▶ _The task_: Your output is the lines from the first one to the one containing "surv_fit_vals = [82, 13]", repeated exactly, with images left out.

▶ _Provided data_:
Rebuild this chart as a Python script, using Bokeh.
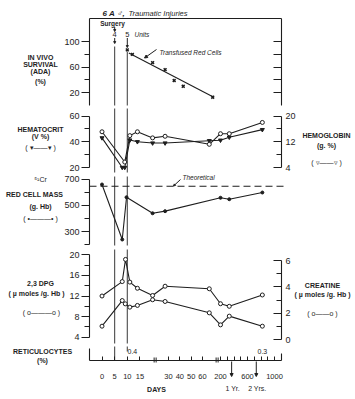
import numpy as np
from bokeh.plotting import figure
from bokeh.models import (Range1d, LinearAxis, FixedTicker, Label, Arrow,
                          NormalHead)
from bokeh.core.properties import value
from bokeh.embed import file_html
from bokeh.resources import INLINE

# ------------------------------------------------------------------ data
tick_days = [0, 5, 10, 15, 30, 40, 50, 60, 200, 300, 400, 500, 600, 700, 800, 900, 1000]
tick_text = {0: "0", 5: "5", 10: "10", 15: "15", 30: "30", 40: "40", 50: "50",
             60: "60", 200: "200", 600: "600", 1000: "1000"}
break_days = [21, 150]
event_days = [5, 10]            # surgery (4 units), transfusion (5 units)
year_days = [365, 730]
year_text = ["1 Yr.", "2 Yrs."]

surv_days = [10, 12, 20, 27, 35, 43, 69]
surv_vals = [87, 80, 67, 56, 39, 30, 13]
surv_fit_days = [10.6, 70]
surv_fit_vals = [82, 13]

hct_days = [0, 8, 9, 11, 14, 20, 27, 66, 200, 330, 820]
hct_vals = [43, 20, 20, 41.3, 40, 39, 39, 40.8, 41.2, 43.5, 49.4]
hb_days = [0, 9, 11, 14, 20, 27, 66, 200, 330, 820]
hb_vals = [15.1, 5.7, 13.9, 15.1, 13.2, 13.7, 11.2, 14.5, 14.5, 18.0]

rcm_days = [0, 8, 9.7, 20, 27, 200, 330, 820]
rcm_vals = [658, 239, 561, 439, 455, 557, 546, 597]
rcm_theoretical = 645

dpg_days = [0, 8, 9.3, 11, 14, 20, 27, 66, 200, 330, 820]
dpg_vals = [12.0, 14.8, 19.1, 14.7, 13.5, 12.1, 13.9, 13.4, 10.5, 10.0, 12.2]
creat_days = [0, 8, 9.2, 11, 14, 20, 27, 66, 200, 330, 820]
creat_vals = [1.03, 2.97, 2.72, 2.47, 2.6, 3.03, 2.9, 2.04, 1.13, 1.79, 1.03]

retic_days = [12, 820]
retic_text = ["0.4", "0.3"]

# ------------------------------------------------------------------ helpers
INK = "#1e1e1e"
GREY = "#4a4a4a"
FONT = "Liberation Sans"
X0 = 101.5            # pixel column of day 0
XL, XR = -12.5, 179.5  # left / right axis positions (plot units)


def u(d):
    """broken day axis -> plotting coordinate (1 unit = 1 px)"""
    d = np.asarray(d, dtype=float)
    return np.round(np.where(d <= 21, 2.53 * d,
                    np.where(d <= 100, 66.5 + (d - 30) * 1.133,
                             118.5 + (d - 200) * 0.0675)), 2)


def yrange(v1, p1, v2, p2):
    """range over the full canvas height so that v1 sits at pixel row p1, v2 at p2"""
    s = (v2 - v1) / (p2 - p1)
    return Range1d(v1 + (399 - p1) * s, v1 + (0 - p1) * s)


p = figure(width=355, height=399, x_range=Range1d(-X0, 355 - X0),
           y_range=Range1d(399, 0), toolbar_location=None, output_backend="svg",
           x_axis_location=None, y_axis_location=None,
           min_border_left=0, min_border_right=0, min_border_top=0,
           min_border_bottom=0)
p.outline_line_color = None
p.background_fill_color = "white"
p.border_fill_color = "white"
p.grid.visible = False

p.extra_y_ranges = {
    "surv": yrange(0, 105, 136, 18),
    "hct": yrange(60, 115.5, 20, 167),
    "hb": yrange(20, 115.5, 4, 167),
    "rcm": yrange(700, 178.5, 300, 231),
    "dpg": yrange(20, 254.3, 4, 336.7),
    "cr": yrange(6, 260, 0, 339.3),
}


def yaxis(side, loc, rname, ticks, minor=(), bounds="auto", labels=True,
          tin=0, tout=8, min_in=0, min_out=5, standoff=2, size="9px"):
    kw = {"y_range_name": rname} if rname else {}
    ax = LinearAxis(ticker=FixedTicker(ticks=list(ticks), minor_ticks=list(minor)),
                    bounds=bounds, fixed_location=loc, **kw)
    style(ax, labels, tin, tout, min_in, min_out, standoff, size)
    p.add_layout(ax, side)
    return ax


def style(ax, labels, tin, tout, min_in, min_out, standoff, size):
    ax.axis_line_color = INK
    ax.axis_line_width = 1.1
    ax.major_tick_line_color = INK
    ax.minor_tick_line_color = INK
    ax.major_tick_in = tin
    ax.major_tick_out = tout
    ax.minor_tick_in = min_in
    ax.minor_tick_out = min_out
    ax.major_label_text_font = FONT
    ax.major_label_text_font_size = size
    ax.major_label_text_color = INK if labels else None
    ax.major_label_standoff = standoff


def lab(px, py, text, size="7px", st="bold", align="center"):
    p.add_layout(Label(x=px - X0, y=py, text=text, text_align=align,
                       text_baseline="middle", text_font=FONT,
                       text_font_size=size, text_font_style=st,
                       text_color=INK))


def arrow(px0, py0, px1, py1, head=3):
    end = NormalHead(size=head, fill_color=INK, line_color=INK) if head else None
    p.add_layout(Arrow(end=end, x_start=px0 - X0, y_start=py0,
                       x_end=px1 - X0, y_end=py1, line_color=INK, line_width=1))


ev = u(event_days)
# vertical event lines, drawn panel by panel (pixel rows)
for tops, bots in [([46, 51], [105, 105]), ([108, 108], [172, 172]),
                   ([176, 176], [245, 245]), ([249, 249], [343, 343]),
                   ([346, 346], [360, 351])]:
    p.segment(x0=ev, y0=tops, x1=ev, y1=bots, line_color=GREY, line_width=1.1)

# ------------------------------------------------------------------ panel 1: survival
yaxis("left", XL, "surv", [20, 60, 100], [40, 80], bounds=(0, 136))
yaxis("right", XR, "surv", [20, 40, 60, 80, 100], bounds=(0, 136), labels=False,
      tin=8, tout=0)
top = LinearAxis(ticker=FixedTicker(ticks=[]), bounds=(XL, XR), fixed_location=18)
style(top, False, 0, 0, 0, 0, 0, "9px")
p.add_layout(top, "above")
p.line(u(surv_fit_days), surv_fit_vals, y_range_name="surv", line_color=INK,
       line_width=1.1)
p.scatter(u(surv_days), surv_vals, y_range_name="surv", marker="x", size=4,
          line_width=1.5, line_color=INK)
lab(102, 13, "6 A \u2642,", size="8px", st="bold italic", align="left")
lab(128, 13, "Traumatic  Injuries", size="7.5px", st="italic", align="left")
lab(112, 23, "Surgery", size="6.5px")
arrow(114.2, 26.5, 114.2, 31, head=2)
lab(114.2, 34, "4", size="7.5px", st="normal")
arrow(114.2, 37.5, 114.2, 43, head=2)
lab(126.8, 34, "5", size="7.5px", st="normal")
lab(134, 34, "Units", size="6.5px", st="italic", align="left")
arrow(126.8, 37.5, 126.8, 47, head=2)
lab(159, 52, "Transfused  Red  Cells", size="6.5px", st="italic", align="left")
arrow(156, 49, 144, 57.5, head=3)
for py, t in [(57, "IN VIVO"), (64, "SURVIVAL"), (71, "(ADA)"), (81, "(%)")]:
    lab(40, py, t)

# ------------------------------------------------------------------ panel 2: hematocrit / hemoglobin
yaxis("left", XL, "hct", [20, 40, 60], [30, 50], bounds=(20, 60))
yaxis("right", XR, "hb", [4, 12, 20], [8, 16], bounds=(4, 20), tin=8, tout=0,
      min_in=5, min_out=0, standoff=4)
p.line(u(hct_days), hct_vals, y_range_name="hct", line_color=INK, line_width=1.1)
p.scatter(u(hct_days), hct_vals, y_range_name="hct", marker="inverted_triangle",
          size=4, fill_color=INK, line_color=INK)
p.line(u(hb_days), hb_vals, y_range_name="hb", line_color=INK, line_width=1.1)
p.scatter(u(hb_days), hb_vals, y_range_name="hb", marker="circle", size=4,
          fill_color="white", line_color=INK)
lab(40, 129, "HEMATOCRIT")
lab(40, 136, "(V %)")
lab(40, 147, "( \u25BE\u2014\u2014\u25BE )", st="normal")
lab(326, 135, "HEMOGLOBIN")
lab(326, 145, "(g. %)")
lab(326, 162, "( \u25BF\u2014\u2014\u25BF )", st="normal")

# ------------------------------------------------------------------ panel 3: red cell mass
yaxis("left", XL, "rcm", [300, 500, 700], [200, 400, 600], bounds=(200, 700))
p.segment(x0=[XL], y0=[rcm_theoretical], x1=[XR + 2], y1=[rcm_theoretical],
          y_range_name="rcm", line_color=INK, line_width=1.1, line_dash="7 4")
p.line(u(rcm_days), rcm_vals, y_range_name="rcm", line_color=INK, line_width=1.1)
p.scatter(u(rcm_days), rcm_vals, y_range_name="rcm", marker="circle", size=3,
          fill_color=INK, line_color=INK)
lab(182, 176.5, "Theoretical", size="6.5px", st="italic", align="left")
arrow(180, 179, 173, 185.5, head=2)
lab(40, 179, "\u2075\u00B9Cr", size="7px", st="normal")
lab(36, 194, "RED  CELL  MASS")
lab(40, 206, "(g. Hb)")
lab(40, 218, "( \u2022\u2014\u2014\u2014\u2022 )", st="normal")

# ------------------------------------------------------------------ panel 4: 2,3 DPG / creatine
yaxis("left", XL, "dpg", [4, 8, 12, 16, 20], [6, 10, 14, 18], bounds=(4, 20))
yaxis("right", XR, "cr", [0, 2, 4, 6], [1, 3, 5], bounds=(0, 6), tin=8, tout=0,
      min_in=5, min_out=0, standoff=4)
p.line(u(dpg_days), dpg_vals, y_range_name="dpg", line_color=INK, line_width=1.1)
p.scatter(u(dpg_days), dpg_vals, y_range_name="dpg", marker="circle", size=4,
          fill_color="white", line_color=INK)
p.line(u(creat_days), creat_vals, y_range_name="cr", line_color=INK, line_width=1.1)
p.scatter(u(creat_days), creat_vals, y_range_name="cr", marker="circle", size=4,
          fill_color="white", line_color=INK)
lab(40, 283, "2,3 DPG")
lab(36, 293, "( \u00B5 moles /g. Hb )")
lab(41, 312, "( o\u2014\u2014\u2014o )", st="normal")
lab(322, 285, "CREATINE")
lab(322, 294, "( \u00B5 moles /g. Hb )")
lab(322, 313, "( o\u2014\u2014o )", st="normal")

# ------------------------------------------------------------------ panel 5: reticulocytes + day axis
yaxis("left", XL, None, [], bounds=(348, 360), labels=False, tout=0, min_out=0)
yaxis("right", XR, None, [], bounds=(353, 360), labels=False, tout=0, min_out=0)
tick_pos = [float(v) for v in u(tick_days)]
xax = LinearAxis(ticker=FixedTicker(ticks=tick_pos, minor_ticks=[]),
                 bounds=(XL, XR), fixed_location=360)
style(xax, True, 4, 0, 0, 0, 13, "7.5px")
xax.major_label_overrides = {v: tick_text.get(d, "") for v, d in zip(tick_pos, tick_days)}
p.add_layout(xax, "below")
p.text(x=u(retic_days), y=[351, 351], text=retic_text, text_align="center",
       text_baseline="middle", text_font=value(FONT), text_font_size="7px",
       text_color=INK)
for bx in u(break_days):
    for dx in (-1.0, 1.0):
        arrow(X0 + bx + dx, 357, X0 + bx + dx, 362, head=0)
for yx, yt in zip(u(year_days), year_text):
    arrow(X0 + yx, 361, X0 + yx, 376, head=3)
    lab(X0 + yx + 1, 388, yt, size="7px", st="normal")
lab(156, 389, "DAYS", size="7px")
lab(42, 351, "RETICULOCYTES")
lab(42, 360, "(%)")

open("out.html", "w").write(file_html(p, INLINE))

▶ _Expected output_:
Rebuild this chart as a Python script, using Bokeh.
import numpy as np
from bokeh.plotting import figure
from bokeh.models import (Range1d, LinearAxis, FixedTicker, Label, Arrow,
                          NormalHead)
from bokeh.core.properties import value
from bokeh.embed import file_html
from bokeh.resources import INLINE

# ------------------------------------------------------------------ data
tick_days = [0, 5, 10, 15, 30, 40, 50, 60, 200, 300, 400, 500, 600, 700, 800, 900, 1000]
tick_text = {0: "0", 5: "5", 10: "10", 15: "15", 30: "30", 40: "40", 50: "50",
             60: "60", 200: "200", 600: "600", 1000: "1000"}
break_days = [21, 150]
event_days = [5, 10]            # surgery (4 units), transfusion (5 units)
year_days = [365, 730]
year_text = ["1 Yr.", "2 Yrs."]

surv_days = [10, 12, 20, 27, 35, 43, 69]
surv_vals = [87, 80, 67, 56, 39, 30, 13]
surv_fit_days = [10.6, 70]
surv_fit_vals = [82, 13]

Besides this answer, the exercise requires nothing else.